Friday, December 29, 2006

Hundreds of laws kick in Monday

Hundreds of laws kick in Monday
By Dennis Cauchon, USA TODAY

In California, driving with people in the trunk will be illegal. In Alabama, landlords will have to provide livable conditions for tenants.

Illinois agencies will have to provide people to answer phones, not just automated messages.

These are among the hundreds of laws that will take effect Monday. Each New Year's Day, a flurry of legal experiments begin that shape Americans' lives.

The U.S. government spends twice as much money as state and local governments combined, but state government has the greatest effect on Americans' everyday lives — how they drive, how they get married and divorced, how they hunt and fish, and how they buy cigarettes and beer.

This year, new laws include minimum wage hikes, tighter protections on personal privacy and expanded health care rights for consumers. The minimum wage will rise Monday in eight states: to $6.15 an hour in North Carolina, to $7.65 in Connecticut and to somewhere in between in Delaware, Hawaii, Ohio, Pennsylvania and Rhode Island.

Raising the federal minimum wage — $5.15 an hour — is a priority of Democrats, who will take control of Congress in January.

More than a dozen states will move to protect personal privacy. Arkansas will make it illegal to publicly show someone's Social Security number.

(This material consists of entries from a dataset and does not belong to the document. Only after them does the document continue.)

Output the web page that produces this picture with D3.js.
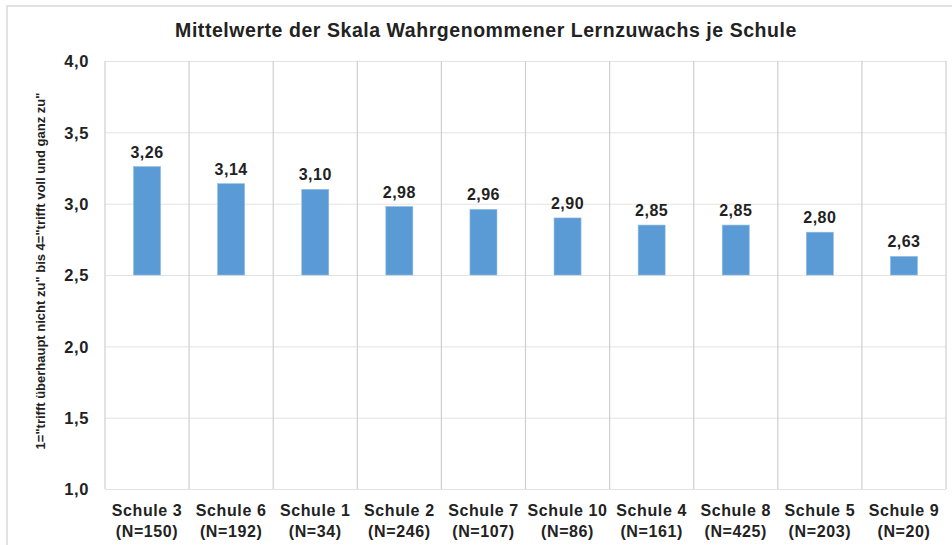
<!DOCTYPE html>
<html><head><meta charset="utf-8">
<script src="https://cdn.jsdelivr.net/npm/d3@7/dist/d3.min.js"></script>
<style>
html,body{margin:0;padding:0;background:#fff;}
text{font-family:"Liberation Sans",Arial,sans-serif;fill:#222;}
</style></head>
<body>
<svg id="chart" width="952" height="545"></svg>
<script>
const schools = ["Schule 3","Schule 6","Schule 1","Schule 2","Schule 7","Schule 10","Schule 4","Schule 8","Schule 5","Schule 9"];
const sampleSizes = ["(N=150)","(N=192)","(N=34)","(N=246)","(N=107)","(N=86)","(N=161)","(N=425)","(N=203)","(N=20)"];
const means = [3.26,3.14,3.10,2.98,2.96,2.90,2.85,2.85,2.80,2.63];
const baseline = 2.5;
const yTicks = [1.0,1.5,2.0,2.5,3.0,3.5,4.0];
const title = "Mittelwerte der Skala Wahrgenommener Lernzuwachs je Schule";
const yTitle = '1="trifft überhaupt nicht zu" bis 4="trifft voll und ganz zu"';

(function(){
const svg = d3.select("#chart");
const pL = 105, pR = 946, pT = 61, pB = 489;
const fmt = v => d3.format(".2f")(v).replace(".", ",");
const fmt1 = v => d3.format(".1f")(v).replace(".", ",");

// outer frame
svg.append("rect").attr("x",7).attr("y",6).attr("width",960).attr("height",560)
  .attr("fill","none").attr("stroke","#d9d9d9").attr("stroke-width",1.5);

const x = d3.scaleBand().domain(schools).range([pL,pR]).paddingInner(0).paddingOuter(0);
const y = d3.scaleLinear().domain([1,4]).range([pB,pT]);

// horizontal gridlines
svg.append("g").selectAll("line").data(yTicks).join("line")
  .attr("x1",pL).attr("x2",pR)
  .attr("y1",d=>y(d)+0.5).attr("y2",d=>y(d)+0.5)
  .attr("stroke","#e3e3e3").attr("stroke-width",1);

// vertical gridlines (category separators)
const seps = schools.map(s=>x(s)).concat([x(schools[schools.length-1])+x.bandwidth()]);
svg.append("g").selectAll("line").data(seps).join("line")
  .attr("x1",d=>d).attr("x2",d=>d)
  .attr("y1",pT).attr("y2",pB)
  .attr("stroke","#cfcfcf").attr("stroke-width",1.2);

// y tick labels
const yAxis = d3.axisLeft(y).tickValues(yTicks).tickFormat(fmt1).tickSize(0).tickPadding(0);
const ya = svg.append("g").attr("transform",`translate(89,0)`).call(yAxis);
ya.select(".domain").remove();
ya.selectAll("text").attr("font-size",16.5).attr("font-weight","bold")
  .attr("letter-spacing","0.6px")
  .style("font-family",'"Liberation Sans",Arial,sans-serif').attr("fill","#222").attr("dy","0.35em");

// bars
const bw = 27;
svg.append("g").selectAll("rect").data(means).join("rect")
  .attr("x",(d,i)=>x(schools[i])+x.bandwidth()/2-bw/2)
  .attr("width",bw)
  .attr("y",d=>y(d))
  .attr("height",d=>y(baseline)-y(d))
  .attr("fill","#5b9bd5").attr("stroke","#8fbbe5").attr("stroke-width",0.6);

// value labels
svg.append("g").selectAll("text").data(means).join("text")
  .attr("x",(d,i)=>x(schools[i])+x.bandwidth()/2)
  .attr("y",d=>y(d)-9)
  .attr("text-anchor","middle").attr("font-size",16).attr("font-weight","bold")
  .attr("letter-spacing","0.5px")
  .text(d=>fmt(d));

// x labels
const xl = svg.append("g").selectAll("text").data(schools).join("text")
  .attr("x",d=>x(d)+x.bandwidth()/2)
  .attr("text-anchor","middle").attr("font-size",16).attr("font-weight","bold")
  .attr("letter-spacing","0.6px");
xl.append("tspan").attr("x",d=>x(d)+x.bandwidth()/2).attr("y",516).text(d=>d);
xl.append("tspan").attr("x",d=>x(d)+x.bandwidth()/2).attr("y",537).text((d,i)=>sampleSizes[i]);

// title
svg.append("text").attr("x",486).attr("y",37).attr("text-anchor","middle")
  .attr("font-size",19.5).attr("font-weight","bold").attr("letter-spacing","0.55px").text(title);

// y title
svg.append("text").attr("transform","translate(45,271) rotate(-90)")
  .attr("text-anchor","middle").attr("font-size",13).attr("font-weight","bold").text(yTitle);
})();
</script>
</body></html>
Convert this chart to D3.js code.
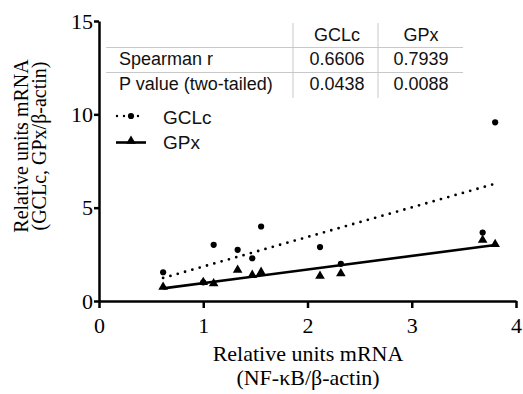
<!DOCTYPE html>
<html>
<head>
<meta charset="utf-8">
<script src="https://cdn.jsdelivr.net/npm/d3@7"></script>
<style>
  body { margin: 0; background: #fff; }
  svg { display: block; }
  .serif { font-family: "Liberation Serif"; font-weight: 400; }
  .sans { font-family: "Liberation Sans"; font-weight: 400; }
</style>
</head>
<body>
<script>
// data
var nfkb = [0.615, 1.0, 1.10, 1.33, 1.47, 1.555, 2.12, 2.32, 3.68, 3.80];
var gclc = [1.54, 1.0, 3.01, 2.74, 2.29, 3.99, 2.89, 1.99, 3.67, 9.57];
var gpx  = [0.72, 0.98, 0.91, 1.63, 1.36, 1.52, 1.31, 1.45, 3.24, 3.01];
var xTicks = [0, 1, 2, 3, 4];
var yTicks = [0, 5, 10, 15];
var tableCols = ["GCLc", "GPx"];
var tableRows = ["Spearman r", "P value (two-tailed)"];
var spearmanR = ["0.6606", "0.7939"];
var pValues = ["0.0438", "0.0088"];

var width = 523, height = 394;

var svg = d3.select("body").append("svg")
  .attr("width", width)
  .attr("height", height);

var x = d3.scaleLinear().domain([0, 4]).range([99, 516]);
var y = d3.scaleLinear().domain([0, 15]).range([301, 21]);

// axes
var xAxis = svg.append("g")
  .attr("transform", "translate(0,301)")
  .call(d3.axisBottom(x).tickValues(xTicks).tickSize(7).tickSizeOuter(0).tickPadding(9).tickFormat(d3.format("d")));

var yAxis = svg.append("g")
  .attr("transform", "translate(99,0)")
  .call(d3.axisLeft(y).tickValues(yTicks).tickSize(5).tickSizeOuter(0).tickPadding(1).tickFormat(d3.format("d")));

[xAxis, yAxis].forEach(g => {
  g.attr("font-family", null).attr("font-size", 22);
  g.selectAll("path, line").attr("stroke", "#000").attr("stroke-width", 2.5);
  g.selectAll("text").attr("class", "serif").attr("fill", "#000");
});

// axis titles
var xt = svg.append("text")
  .attr("class", "serif")
  .attr("font-size", 22)
  .attr("text-anchor", "middle");
xt.append("tspan").attr("x", 308).attr("y", 361).text("Relative units mRNA");
xt.append("tspan").attr("x", 308).attr("y", 385).text("(NF-κB/β-actin)");

var yt = svg.append("text")
  .attr("class", "serif")
  .attr("font-size", 20)
  .attr("text-anchor", "middle")
  .attr("transform", "rotate(-90)");
yt.append("tspan").attr("x", -146).attr("y", 28).text("Relative units mRNA");
yt.append("tspan").attr("x", -146).attr("y", 46).text("(GCLc, GPx/β-actin)");

// linear fits
function fit(xs, ys) {
  var mx = d3.mean(xs), my = d3.mean(ys);
  var sxy = d3.sum(xs, (v, i) => (v - mx) * (ys[i] - my));
  var sxx = d3.sum(xs, v => (v - mx) * (v - mx));
  var b = sxy / sxx;
  return { a: my - b * mx, b: b };
}
var ext = d3.extent(nfkb);
var line = d3.line().x(d => x(d[0])).y(d => y(d[1]));

var f1 = fit(nfkb, gclc);
svg.append("path")
  .datum(ext.map(v => [v, f1.a + f1.b * v]))
  .attr("d", line)
  .attr("fill", "none")
  .attr("stroke", "#000")
  .attr("stroke-width", 2.8)
  .attr("stroke-linecap", "round")
  .attr("stroke-dasharray", "0,7.6");

var f2 = fit(nfkb, gpx);
svg.append("path")
  .datum(ext.map(v => [v, f2.a + f2.b * v]))
  .attr("d", line)
  .attr("fill", "none")
  .attr("stroke", "#000")
  .attr("stroke-width", 2.6);

// points
var tri = d3.symbol().type(d3.symbolTriangle).size(40);

svg.selectAll(".gclc")
  .data(nfkb)
  .enter().append("circle")
  .attr("class", "gclc")
  .attr("cx", d => x(d))
  .attr("cy", (d, i) => y(gclc[i]))
  .attr("r", 3.1)
  .attr("fill", "#000");

svg.selectAll(".gpx")
  .data(nfkb)
  .enter().append("path")
  .attr("class", "gpx")
  .attr("d", tri)
  .attr("transform", (d, i) => "translate(" + x(d) + "," + (y(gpx[i]) - 0.5) + ")")
  .attr("fill", "#000");

// table
var table = svg.append("g")
  .attr("class", "sans")
  .attr("font-size", 18)
  .attr("fill", "#111");

var rowY = [41, 65, 90];
var colX = [337, 421];

[47.5, 72.5].forEach(v => {
  table.append("line")
    .attr("x1", 106).attr("x2", 463)
    .attr("y1", v).attr("y2", v)
    .attr("stroke", "#c8c8c8").attr("stroke-width", 1);
});
[293, 378].forEach(v => {
  table.append("line")
    .attr("x1", v).attr("x2", v)
    .attr("y1", 23).attr("y2", 98)
    .attr("stroke", "#c8c8c8").attr("stroke-width", 1);
});

tableCols.forEach((c, i) => {
  table.append("text").attr("x", colX[i]).attr("y", rowY[0])
    .attr("text-anchor", "middle").text(c);
});
tableRows.forEach((r, i) => {
  table.append("text").attr("x", 119).attr("y", rowY[i + 1]).text(r);
});
[spearmanR, pValues].forEach((vals, r) => {
  vals.forEach((v, i) => {
    table.append("text").attr("x", colX[i]).attr("y", rowY[r + 1])
      .attr("text-anchor", "middle").text(v);
  });
});

// legend
var legend = svg.append("g")
  .attr("class", "sans")
  .attr("font-size", 19)
  .attr("fill", "#111");

legend.append("line")
  .attr("x1", 117).attr("x2", 145).attr("y1", 116).attr("y2", 116)
  .attr("stroke", "#000").attr("stroke-width", 2.4)
  .attr("stroke-linecap", "round").attr("stroke-dasharray", "0,7");
legend.append("circle").attr("cx", 131).attr("cy", 116).attr("r", 3.1).attr("fill", "#000");
legend.append("text").attr("x", 163).attr("y", 124).text(tableCols[0]);

legend.append("line")
  .attr("x1", 116).attr("x2", 146).attr("y1", 142.5).attr("y2", 142.5)
  .attr("stroke", "#000").attr("stroke-width", 2.6);
legend.append("path").attr("d", tri).attr("transform", "translate(131,141)").attr("fill", "#000");
legend.append("text").attr("x", 163).attr("y", 149).text(tableCols[1]);
</script>
</body>
</html>
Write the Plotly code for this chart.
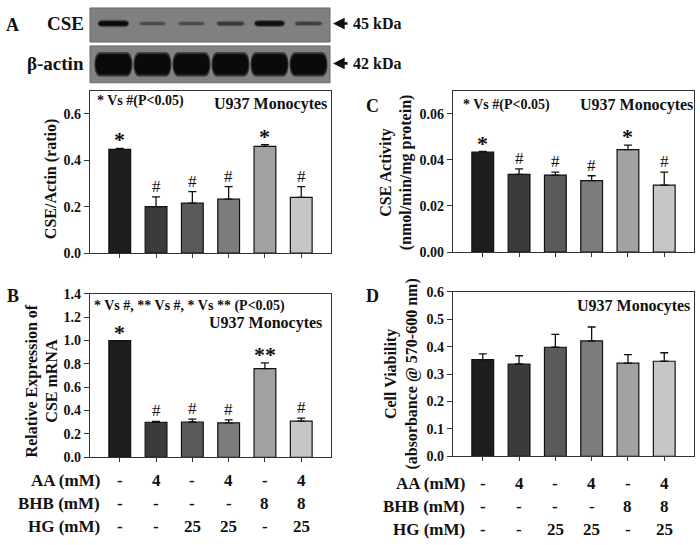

Maryland will order Social Security numbers removed from paychecks. Eight states will let victims of identity theft freeze their credit reports, so the information can't be released in ways that would hurt their reputation or let crooks get more credit.

States also will address complex moral issues, such as how people die.

Idaho will become the 10th state to create a central registry for medical directives and living wills that control end-of-life care.

Other new laws:

•California: People are prohibited from riding in car trunks. High school kids have put friends in trunks to avoid limits on how many teens can ride with newly licensed drivers. "Trunking" has been linked to nine deaths since 2000.

•Louisiana: Couples with children will have to wait a year after separating to file for divorce. The waiting period is designed to encourage reconciliation.

•New York: "Timothy's Law" will require insurers to provide more mental health coverage. It is named after Timothy O'Clair, 12, who committed suicide in 2001.